I walked into my secretary’s office this morning and looking out the window into the entrance way. As I looked through the window I saw dust floating in a beam of light. My first thought was to C. S. Lewis’ description of his own encounter with a beam of light in his shed and how it sparked his thoughts on God. (If you aren’t familiar with this story search “Meditation in a Toolshed” it is also published in God in the Dock). As I looked harder at the beam I realized something important, it was a reflection in the window; the real beam of light was behind me. This was at once troubling because my mind was focused on the epiphany moment Lewis had standing in the shed. Here I am already caught up in someone else’s encounter with God and suddenly realizing that what had triggered it for me was only an illusion. This was troubling because I wanted to know in that instant that my encounters with God were real and not my attempts to live vicariously through the lives of others. What would it say about my faith if I had never truly encountered the God I proclaim so readily?
That brings me almost up to the present (the present being ever fleeting), since I am literally sitting at the computer processing this event. As I sit here though trying to reclaim the presence of that moment I am recognizing a few things. First is that this is not a crisis of faith moment. Faith is the ability to listen to Professor Lewis when he says he encountered God in a beam of light. My faith cannot depend on my experiences, it is my ability to listen to and believe the experiences of others. This is the message of Thomas in John 20. Thomas is chided because he did not believe the other disciples had an encounter with Jesus (believe without seeing). Thomas could not let the experiences of others lead him to his own encounter with the risen Lord. Why should I be concerned about my faith?
I also happen to be reading Lewis’ Screwtape Letters right now and I thought how easy it can be to fall into temptation. The temptation was twofold, all my encounters with God had really been reflections of others encounters, and that I was deceiving myself that God was nearby. Did this one false streak of light mean I had never have a genuine experience with God? Of course not. But, how easy it was to forget my entire life in that one moment of optical illusion. In that instant I could have chosen to allow myself to be led down the rabbit hole; convinced that my entire life was wrong. Obviously, a complete loss of faith would not have happened so abruptly, but the second of temptation left unprocessed could have started the snowball of doubt.

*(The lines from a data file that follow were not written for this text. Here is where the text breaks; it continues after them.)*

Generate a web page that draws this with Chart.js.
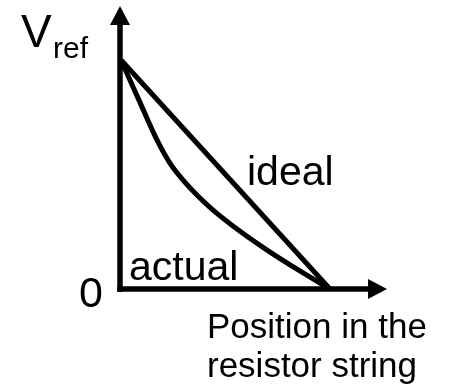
<!DOCTYPE html>
<html>
<head>
<meta charset="utf-8">
<script src="https://cdn.jsdelivr.net/npm/chart.js@4.4.1/dist/chart.umd.min.js"></script>
<style>
  html, body { margin: 0; padding: 0; background: #ffffff; }
  #wrap { width: 452px; height: 389px; position: relative; }
</style>
</head>
<body>
<div id="wrap"><canvas id="c" width="452" height="389"></canvas></div>
<script>
// Normalised position along the resistor string (0 = start, 1 = end)
const idealX = [0, 1];
const idealY = [1, 0];

// Measured tap voltage, normalised to Vref
const actualX = [0, 0.086, 0.172, 0.234, 0.297, 0.368, 0.435, 0.555, 0.699, 0.856, 1];
const actualY = [1, 0.825, 0.651, 0.550, 0.476, 0.406, 0.349, 0.262, 0.170, 0.079, 0];

const xMax = 1.273;
const yMax = 1.236;

const FONT = '"Liberation Sans", Arial, Helvetica, sans-serif';
const INK = '#000000';

function pts(xs, ys) { return xs.map((x, i) => ({ x: x, y: ys[i] })); }

// Axes with arrowheads plus the hand-placed labels
const sketchAxes = {
  id: 'sketchAxes',
  afterDatasetsDraw(chart) {
    const ctx = chart.ctx;
    const xs = chart.scales.x, ys = chart.scales.y;
    const x0 = xs.getPixelForValue(0) - 1;
    const y0 = ys.getPixelForValue(0);
    const xEnd = xs.getPixelForValue(xMax);
    const yEnd = ys.getPixelForValue(yMax);
    const head = 19, half = 10;

    ctx.save();
    ctx.strokeStyle = INK;
    ctx.fillStyle = INK;
    ctx.lineWidth = 5.5;
    ctx.lineCap = 'butt';

    // vertical axis
    ctx.beginPath();
    ctx.moveTo(x0, y0 + 2.75);
    ctx.lineTo(x0, yEnd + head);
    ctx.stroke();
    ctx.beginPath();
    ctx.moveTo(x0, yEnd);
    ctx.lineTo(x0 - half, yEnd + head);
    ctx.lineTo(x0 + half, yEnd + head);
    ctx.closePath();
    ctx.fill();

    // horizontal axis
    ctx.beginPath();
    ctx.moveTo(x0 - 2.75, y0);
    ctx.lineTo(xEnd - head, y0);
    ctx.stroke();
    ctx.beginPath();
    ctx.moveTo(xEnd, y0);
    ctx.lineTo(xEnd - head, y0 - half);
    ctx.lineTo(xEnd - head, y0 + half);
    ctx.closePath();
    ctx.fill();

    // labels
    ctx.textBaseline = 'alphabetic';
    ctx.textAlign = 'left';
    ctx.font = '46px ' + FONT;
    ctx.fillText('V', 21, 47);
    ctx.font = '30px ' + FONT;
    ctx.fillText('ref', 53, 58);

    ctx.font = '43px ' + FONT;
    ctx.fillText('0', 79, 307);

    ctx.font = '41px ' + FONT;
    ctx.fillText('ideal', 247, 185);
    ctx.fillText('actual', 129, 280);

    ctx.font = '35px ' + FONT;
    ctx.fillText('Position in the', 207, 338);
    ctx.fillText('resistor string', 207, 377);
    ctx.restore();
  }
};

new Chart(document.getElementById('c'), {
  type: 'scatter',
  data: {
    datasets: [
      {
        label: 'ideal',
        data: pts(idealX, idealY),
        showLine: true,
        borderColor: INK,
        borderWidth: 5,
        pointRadius: 0,
        tension: 0
      },
      {
        label: 'actual',
        data: pts(actualX, actualY),
        showLine: true,
        borderColor: INK,
        borderWidth: 5,
        pointRadius: 0,
        cubicInterpolationMode: 'monotone'
      }
    ]
  },
  options: {
    responsive: false,
    animation: false,
    events: [],
    layout: { padding: { left: 121, right: 65, top: 6, bottom: 100 } },
    plugins: { legend: { display: false }, tooltip: { enabled: false } },
    scales: {
      x: { type: 'linear', min: 0, max: xMax, display: false },
      y: { type: 'linear', min: 0, max: yMax, display: false }
    }
  },
  plugins: [sketchAxes]
});
</script>
</body>
</html>
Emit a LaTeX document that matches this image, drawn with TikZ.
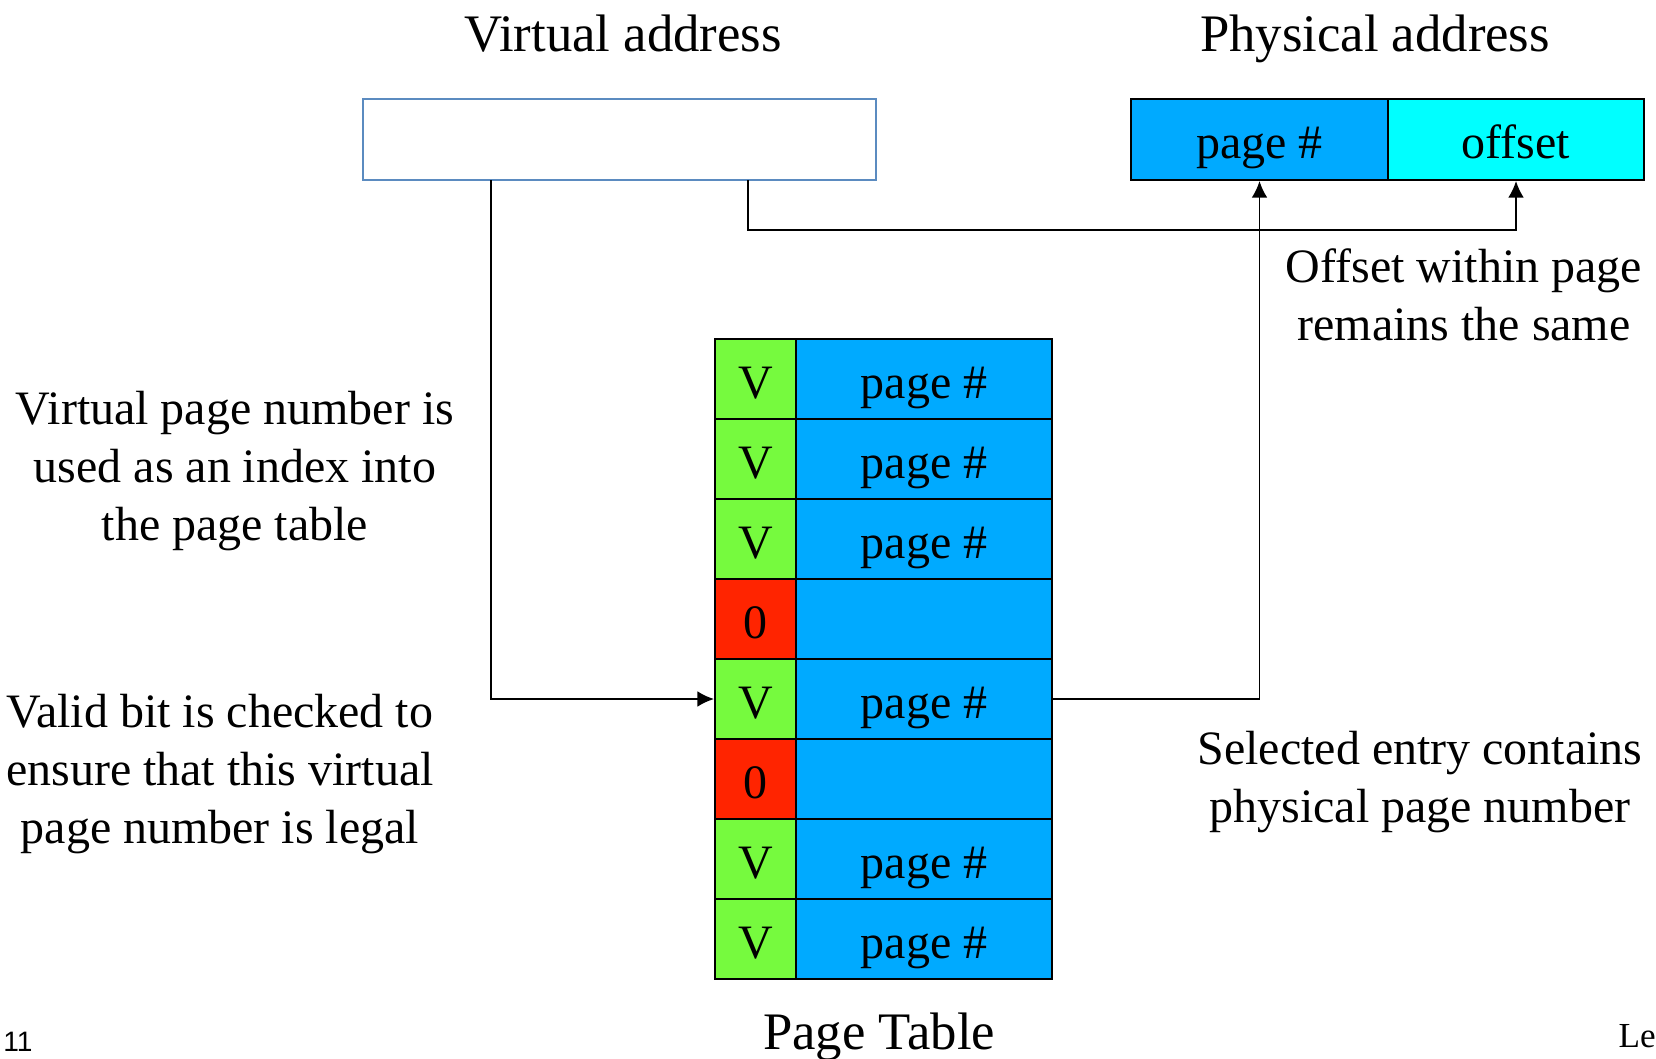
\documentclass[tikz,border=0pt]{standalone}
\usepackage{fontspec}
\setmainfont{Liberation Serif}
\newfontfamily\slidenum{Liberation Sans}
\usepackage{tikz}
\usepackage{xcolor}
\usetikzlibrary{arrows.meta}

\definecolor{pgblue}{RGB}{0,170,255}
\definecolor{offcyan}{RGB}{0,255,255}
\definecolor{vgreen}{RGB}{118,250,62}
\definecolor{bred}{RGB}{255,36,0}
\definecolor{vaedge}{RGB}{91,139,192}

\newcommand{\bigtxt}{\fontsize{30}{34}\selectfont}
\newcommand{\midtxt}{\fontsize{27.3}{33}\selectfont}

\begin{document}
\begin{tikzpicture}[
  cell/.style={draw=black, line width=1.1pt, inner sep=0pt, minimum height=1.6cm, font=\midtxt,
    text height=22pt, text depth=0pt},
  vcell/.style={cell, fill=vgreen, minimum width=1.62cm},
  ocell/.style={cell, fill=bred, minimum width=1.62cm},
  pcell/.style={cell, fill=pgblue, minimum width=5.12cm},
  lbl/.style={align=center, font=\midtxt},
  ttl/.style={font=\bigtxt, anchor=base},
  wire/.style={line width=1.1pt},
  >={Latex[length=9.5pt,width=9pt]}]

\useasboundingbox (0,0) rectangle (33.12,-21.16);

% addresses
\node[ttl] (vat) at (12.46,-1.03) {Virtual address};
\node[ttl] (pat) at (27.5,-1.03) {Physical address};
\node[draw=vaedge, line width=1.2pt, minimum width=10.26cm, minimum height=1.62cm] (va) at (12.39,-2.79) {};
\node[cell, fill=pgblue, minimum width=5.14cm, minimum height=1.62cm] (pp) at (25.19,-2.79) {page \#};
\node[cell, fill=offcyan, minimum width=5.12cm, minimum height=1.62cm] (po) at (30.32,-2.79) {offset};

% page table
\node[vcell] (v1) at (15.11,-7.58) {V};
\node[pcell] (p1) at (18.48,-7.58) {page \#};
\node[vcell] (v2) at (15.11,-9.18) {V};
\node[pcell] (p2) at (18.48,-9.18) {page \#};
\node[vcell] (v3) at (15.11,-10.78) {V};
\node[pcell] (p3) at (18.48,-10.78) {page \#};
\node[ocell] (v4) at (15.11,-12.38) {0};
\node[pcell] (p4) at (18.48,-12.38) {};
\node[vcell] (v5) at (15.11,-13.98) {V};
\node[pcell] (p5) at (18.48,-13.98) {page \#};
\node[ocell] (v6) at (15.11,-15.58) {0};
\node[pcell] (p6) at (18.48,-15.58) {};
\node[vcell] (v7) at (15.11,-17.18) {V};
\node[pcell] (p7) at (18.48,-17.18) {page \#};
\node[vcell] (v8) at (15.11,-18.78) {V};
\node[pcell] (p8) at (18.48,-18.78) {page \#};
\node[ttl] (ptt) at (17.58,-20.98) {Page Table};

% notes
\node[lbl] (offnote) at (29.28,-5.9) {Offset within page\\remains the same};
\node[lbl] (idxnote) at (4.7,-9.42) {Virtual page number is\\used as an index into\\the page table};
\node[lbl] (validnote) at (4.4,-15.48) {Valid bit is checked to\\ensure that this virtual\\page number is legal};
\node[lbl] (selnote) at (28.4,-15.64) {Selected entry contains\\physical page number};
\node[inner sep=0pt] (num) at (0.36,-20.84) {\slidenum\fontsize{16}{18}\selectfont 11};
\node[anchor=east, inner sep=0pt] (foot) at (33.12,-20.72) {\fontsize{20}{22}\selectfont Le};

% connectors
\coordinate (vpn) at (9.82,-3.6);
\coordinate (voff) at (14.96,-3.6);
\draw[wire,->] (vpn) |- (v5.west);
\draw[wire,->] (voff) -- (14.96,-4.6) -| (po.south);
\draw[wire,->] (p5.east) -| (pp.south);

\end{tikzpicture}
\end{document}
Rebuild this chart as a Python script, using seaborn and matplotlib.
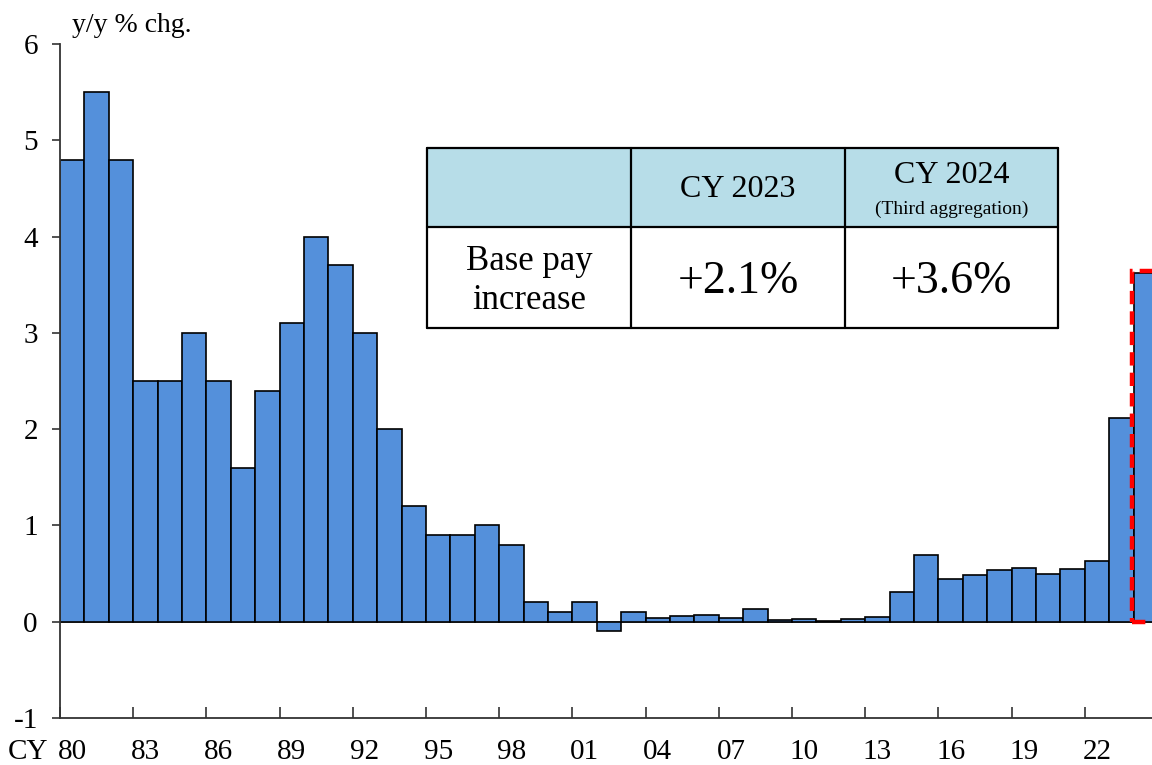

Of course, even if that moment of doubt was true that I have never had a genuine experience of God, I go back to the words issued to Thomas, “Blessed are those who have not seen and yet believe.” These are the ones who are strong they can exist on the experiences of others, they are able to trust, not simply their own minds and hearts, but all of God’s messages.
The third idea which has occurred to me was God was there in that moment. Not in the thoughts of Professor Lewis’ meditation, as I pointed out, that thought served as a source of temptation. God was not in the feeling of the moment, where my spirit was lightened by joy of sharing in the same experience of a person I admire. No, like Elijah experienced, God was in the stillness. God was in the silence that led me to think and mediate on the experience. God was present with me, but it was not until I sat down and began to reflect on the moment that I saw God and understood the Divine Presence. In full confession, because of interruptions it has taken me all morning to finish this post and I have revisited the experience of the morning multiple times. I have been forced to see my failings in doubt, and been reliving the presence of God again and again as I reencounter a fleeting moment from my past. What happened this morning, I saw the reflection of light in a window, and as I continued to look toward that reflection I saw the Light.